QUE PEUT-ON ATTENDRE DE LA PROPOSITION DE LOI ANTI-SQUAT ?

La proposition de loi « anti-squat » a été adoptée, avec modifications, par le Sénat en première lecture ce 2 février 2023.

Cette proposition de loi vise à protéger les logements contre l’occupation illicite par deux angles bien distincts : d’une part renforcer la répression des squatteurs (I), d’autre part, faciliter les expulsions des locataires défaillants en cas d’impayés (II).

Ces deux situations sont à différencier puisque le locataire bénéficie d’un contrat de bail avec le propriétaire, tandis que le squatteur lui, n’a jamais disposé d’aucun droit de jouissance sur le bien, si ce n’est celui qu’il s’est octroyé illégalement, de fait.

Une répression renforcée à l’encontre des squatteurs

La proposition de loi prévoit l’aggravation de la sanction pénale encourue au titre du délit de violation de domicile (squat).

Un squatteur risquerait jusqu’à trois ans d’emprisonnement et une condamnation à 45 000 euros d’amende, soit des peines trois fois plus lourdes que celles actuellement en vigueur.

Ce renforcement pénal a notamment pour objectif d’aligner les sanctions des squatteurs sur celles pesant sur les propriétaires qui décideraient d’expulser les squatteurs de leur propre initiative, sans autorisation.

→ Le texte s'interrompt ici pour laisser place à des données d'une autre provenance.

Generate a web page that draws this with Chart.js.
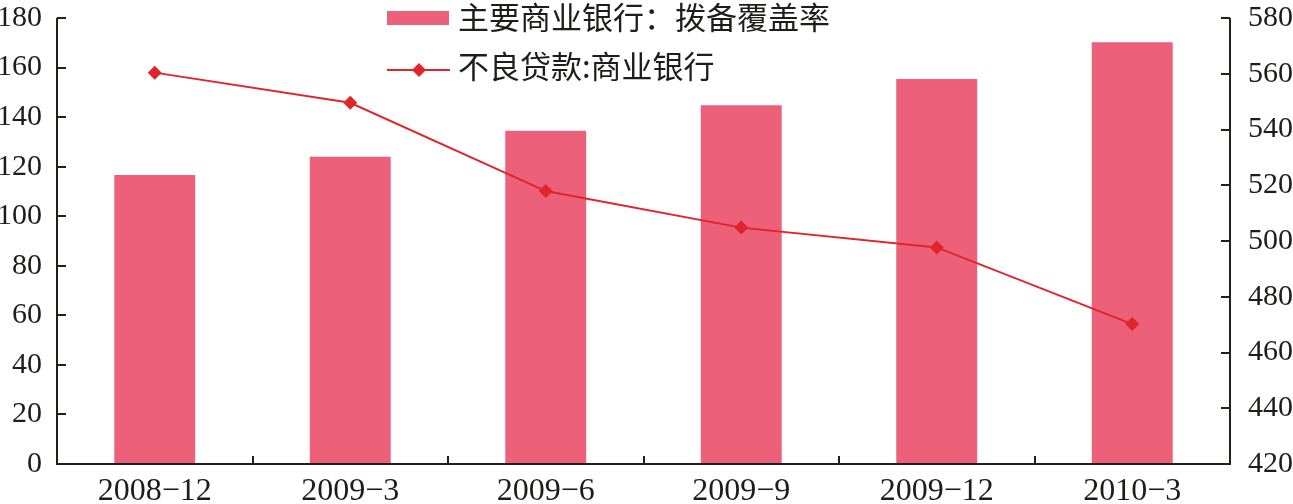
<!DOCTYPE html>
<html>
<head>
<meta charset="utf-8">
<script src="https://cdn.jsdelivr.net/npm/chart.js@4/dist/chart.umd.min.js"></script>
<style>
  html, body { margin: 0; padding: 0; background: #fff; }
  #wrap { width: 1293px; height: 504px; }
</style>
</head>
<body>
<div id="wrap"><canvas id="chart"></canvas></div>
<script>
const categories = ['2008\u221212', '2009\u22123', '2009\u22126', '2009\u22129', '2009\u221212', '2010\u22123'];
const coverageRatio = [116.6, 124.0, 134.5, 144.8, 155.4, 170.2];
const nplBanks = [560.4, 549.6, 517.9, 504.8, 497.7, 470.2];
const leftTicks = { min: 0, max: 180, step: 20 };
const rightTicks = { min: 420, max: 580, step: 20 };

const barLabel = '主要商业银行：拨备覆盖率';
const lineLabel = '不良贷款:商业银行';

const AXIS_COLOR = '#231f1a';
const TEXT_COLOR = '#1d1d1b';
const BAR_COLOR = '#ec6079';
const LINE_COLOR = '#e0242c';

// axis lines, inward ticks and the legend sitting inside the plot
const framePlugin = {
    id: 'frame',
    afterDraw(chart) {
        const ctx = chart.ctx;
        const area = chart.chartArea;
        const x = chart.scales.x;
        const y = chart.scales.y;
        const y1 = chart.scales.y1;

        ctx.save();
        ctx.strokeStyle = AXIS_COLOR;
        ctx.lineWidth = 2;
        ctx.beginPath();
        ctx.moveTo(area.left, area.top);
        ctx.lineTo(area.left, area.bottom);
        ctx.lineTo(area.right, area.bottom);
        ctx.lineTo(area.right, area.top);
        ctx.stroke();

        ctx.beginPath();
        y.ticks.forEach(t => {
            const py = Math.round(y.getPixelForValue(t.value));
            ctx.moveTo(area.left, py);
            ctx.lineTo(area.left + 9, py);
        });
        y1.ticks.forEach(t => {
            const py = Math.round(y1.getPixelForValue(t.value));
            ctx.moveTo(area.right, py);
            ctx.lineTo(area.right - 9, py);
        });
        const step = (x.getPixelForValue(1) - x.getPixelForValue(0));
        for (let i = 1; i < categories.length; i++) {
            const px = Math.round(x.getPixelForValue(i) - step / 2);
            ctx.moveTo(px, area.bottom);
            ctx.lineTo(px, area.bottom - 8);
        }
        ctx.stroke();

        // legend
        const lx = 387, tx = 458;
        ctx.fillStyle = chart.data.datasets[0].backgroundColor;
        ctx.fillRect(lx, 11, 62, 14);

        ctx.strokeStyle = LINE_COLOR;
        ctx.lineWidth = 2;
        ctx.beginPath();
        ctx.moveTo(lx, 70);
        ctx.lineTo(lx + 63, 70);
        ctx.stroke();
        ctx.fillStyle = LINE_COLOR;
        ctx.beginPath();
        ctx.moveTo(419, 63);
        ctx.lineTo(426, 70);
        ctx.lineTo(419, 77);
        ctx.lineTo(412, 70);
        ctx.closePath();
        ctx.fill();

        ctx.fillStyle = TEXT_COLOR;
        ctx.font = '31px "Noto Sans CJK SC"';
        ctx.textBaseline = 'middle';
        ctx.textAlign = 'left';
        ctx.fillText(chart.data.datasets[0].label, tx, 17);
        ctx.fillText(chart.data.datasets[1].label, tx, 66);
        ctx.restore();
    }
};

const serif = '"Liberation Serif", "Times New Roman", serif';
const tickFont = { family: serif, size: 30 };

function fixVertical(width) {
    return scale => {
        scale.width = width;
        scale.paddingTop = 0;
        scale.paddingBottom = 0;
    };
}

new Chart(document.getElementById('chart').getContext('2d'), {
    type: 'bar',
    data: {
        labels: categories,
        datasets: [
            {
                type: 'bar',
                label: barLabel,
                data: coverageRatio,
                backgroundColor: BAR_COLOR,
                yAxisID: 'y',
                barPercentage: 0.414,
                categoryPercentage: 1,
                order: 2
            },
            {
                type: 'line',
                label: lineLabel,
                data: nplBanks,
                borderColor: LINE_COLOR,
                backgroundColor: LINE_COLOR,
                borderWidth: 2,
                pointStyle: 'rectRot',
                pointRadius: 7,
                pointBorderWidth: 0,
                tension: 0,
                yAxisID: 'y1',
                order: 1
            }
        ]
    },
    options: {
        responsive: true,
        maintainAspectRatio: false,
        animation: false,
        devicePixelRatio: 1,
        layout: { padding: { top: 18, left: 0, right: 0, bottom: 0 } },
        plugins: {
            legend: { display: false },
            tooltip: { enabled: false }
        },
        scales: {
            x: {
                grid: { display: false, drawTicks: false },
                border: { display: false },
                ticks: { font: { family: serif, size: 32 }, color: TEXT_COLOR, padding: 8, maxRotation: 0, autoSkip: false },
                afterFit: scale => { scale.height = 40; }
            },
            y: {
                position: 'left',
                min: leftTicks.min,
                max: leftTicks.max,
                grid: { display: false, drawTicks: false },
                border: { display: false },
                ticks: { stepSize: leftTicks.step, font: tickFont, color: TEXT_COLOR, padding: 15 },
                afterFit: fixVertical(57)
            },
            y1: {
                position: 'right',
                min: rightTicks.min,
                max: rightTicks.max,
                grid: { display: false, drawTicks: false },
                border: { display: false },
                ticks: { stepSize: rightTicks.step, font: tickFont, color: TEXT_COLOR, padding: 18 },
                afterFit: fixVertical(63)
            }
        }
    },
    plugins: [framePlugin]
});
</script>
</body>
</html>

La presse décrivait comme assez injuste la situation d’un propriétaire impuissant, qui encourait de lourdes sanctions pénales s’il décidait de récupérer son bien sans autorisation, tandis que les squatteurs encouraient une peine moindre, alors même qu’ils étaient coupables d’occuper sciemment le bien d’autrui sans autorisation.

Le recours à la loi du Talion pour le propriétaire mécontent serait donc toujours interdit.

Il est également proposé que les marchands de sommeil, qui organisent des squats en faisant croire qu’ils sont propriétaires des logements, encourent les mêmes peines que les squatteurs eux-mêmes.

Se pose la question de l’impact réel de ces nouvelles sanctions, eu égard à la situation d’insolvabilité supposée de la majorité des squatteurs et marchands de sommeil et à l’absence de développement de solutions d’hébergement pour les personnes en difficulté.

En outre, le projet ne permet pas vraiment de supprimer, ou a minima, réduire les importantes difficultés pratiques liées à la phase administrative de l’expulsion.

Il est cependant à noter que le texte envisage de contraindre le préfet à ordonner le recours à la force publique pour expulser le squatteur du domicile d’autrui dans un délai de sept jours après une décision d’expulsion, ce qui permettrait d’accélérer l’exécution de l’expulsion, ce qui constitue une première piste d’amélioration intéressante.

Le projet ne s’arrête pas là puisqu’il envisage également de faciliter la procédure de résiliation de bail par le propriétaire en cas d’impayés de loyers ou de charges par le locataire.

Une résiliation facilitée en cas d’impayés de loyers des preneurs

Deux mesures principales permettraient de faciliter et d’accélérer l’expulsion des locataires mauvais payeurs :

  • D’une part, le délai mentionné par le commandement pour payer la dette locative est réduit à un seul mois contre deux précédemment, tout comme le délai séparant l’assignation et l’audience qui serait réduit de deux mois à six semaines ;
  • D’autre part, il existerait une clause résolutoire tacite dans tout bail d’habitation, autorisant un propriétaire à “provoquer la résiliation automatique du bail lorsqu’un commandement de payer est demeuré infructueux“, sans avoir à engager une action en justice.

Néanmoins, il est bien évidemment que pour expulser physiquement le locataire du bien, une fois le bail résilié, le propriétaire sera contraint d’engager une action en justice.

Ainsi, la résiliation du bail est facilitée, mais pas l’expulsion du locataire. Le non-recours à une procédure judiciaire reste donc illusoire pour les propriétaires, même si la procédure pourra être accélérée.

La proposition de loi permet de maintenir un certain équilibre entre les intérêts des deux parties, compte tenu du fait qu’il est sans nul doute excessif d’autoriser l’expulsion d’un locataire défaillant sans recours au juge.